The family of a pensioner who died after slipping on a ‘bag for life’ in Poundland are taking legal action against the High Street giant.
Grandmother of 13 Mary Martin, 83, fell face first after slipping on the plastic bag and died suddenly 12 hours later at her daughter’s home.
CCTV footage from September 15 this year showed the moment when Mary slipped on the carrier bag on that ultimately killed her.
Julie Dines, the daughter of Mary who was with her mother when she fell, said the store has ‘blood on its hands’ following the tragedy.
She said: “When you go out for a spot of shopping you don’t expect to have an accident that costs you your life, but that’s what happened to mum.
“If she had been ill or had been knocked down by a car it would almost be easier to deal with, but to slip over on a plastic bag and die 12 hours later is just incomprehensible.
“I believe Poundland have got blood on their hands. I want justice for my mother’s life and I want them to take some responsibility for her death. If they don’t take those bags away from the ends of the tills then somebody else could lose their lives.”
Mary, from Upper Halling, Kent, was with daughter Julie, 57, and son in law Dave, 54, at the Sheerness branch of Poundland when the incident happened.
Dave, who works as a labourer, said: “Mum had just bumped into an old friend of hers who she hadn’t seen for years and they were talking about how they would see each other soon. We then went into Poundland and mum got some jumpers. We were at the till and I was in front of her. The next thing I knew she was flying towards me and she hit her head hard on the floor.
“I went straight over to make sure she wasn’t unconscious and put her in the recovery position. She had blood over the top of her eye and was conscious the whole time. A district nurse was in the shop and took her blood pressure and she seemed to be fine.”
An ambulance was called, but they were told that it would take two hours to get to her. Dave and Julie took Mary to Minster Hospital where she was checked over before taking her home.
That evening the family went out to a new Chinese restaurant in Sheerness and returned home at 9pm.
Julie said: “Mum was getting ready for bed when she said she felt sick and the next thing I knew she was being violently ill. I kept screaming ‘mum, mum’ but there was no response from her at all. She was just sat on the bed and it was like she had gone.”
Five ambulances turned up to their home within minutes of the call.
Julie added: “I can’t get what happened out of my head. I get upset all the time and can’t help thinking that if it wasn’t for that plastic bag my mum would still be here.
“We are seriously considering moving out of our home as we can still see mum being ill and being taken out of here by the paramedics. We just can’t live here anymore.”
Dave added: “Poundland shouldn’t get away with this. That plastic bag which caused mum’s death was on the floor when she slipped on it. It was an accident waiting to happen and mum was the victim.

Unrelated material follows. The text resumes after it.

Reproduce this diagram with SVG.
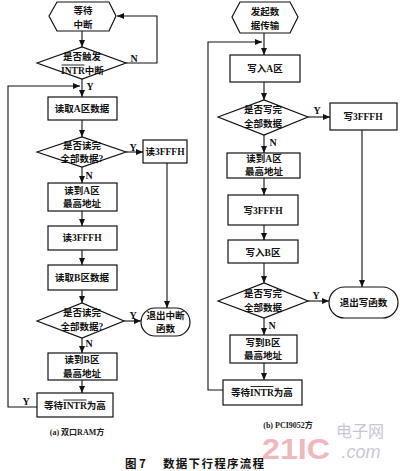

“Somebody should have picked up that bag rather than just leaving it there to kill her. I went in there and after speaking to them they took the bags away from the ends of the tills. But a week later and they were back. What upset me most was that in their report they referred to the bag that killed was a ‘bag for life’. That really hurt. This wasn’t a bag for life, it was a bag that took a life.”
The family have launched legal action against Poundland for personal injury.
Karen Mann, a specialist personal injury solicitor from Hodge Jones & Allen, which represents the family, said: “Mary Martin’s family have been left devastated by losing their loving and kind mother and grandmother in such a horrendous way. What is most tragic in this case is that her death was totally avoidable. If the carrier bag had not been left on the floor then she would not have slipped over and lost her life.”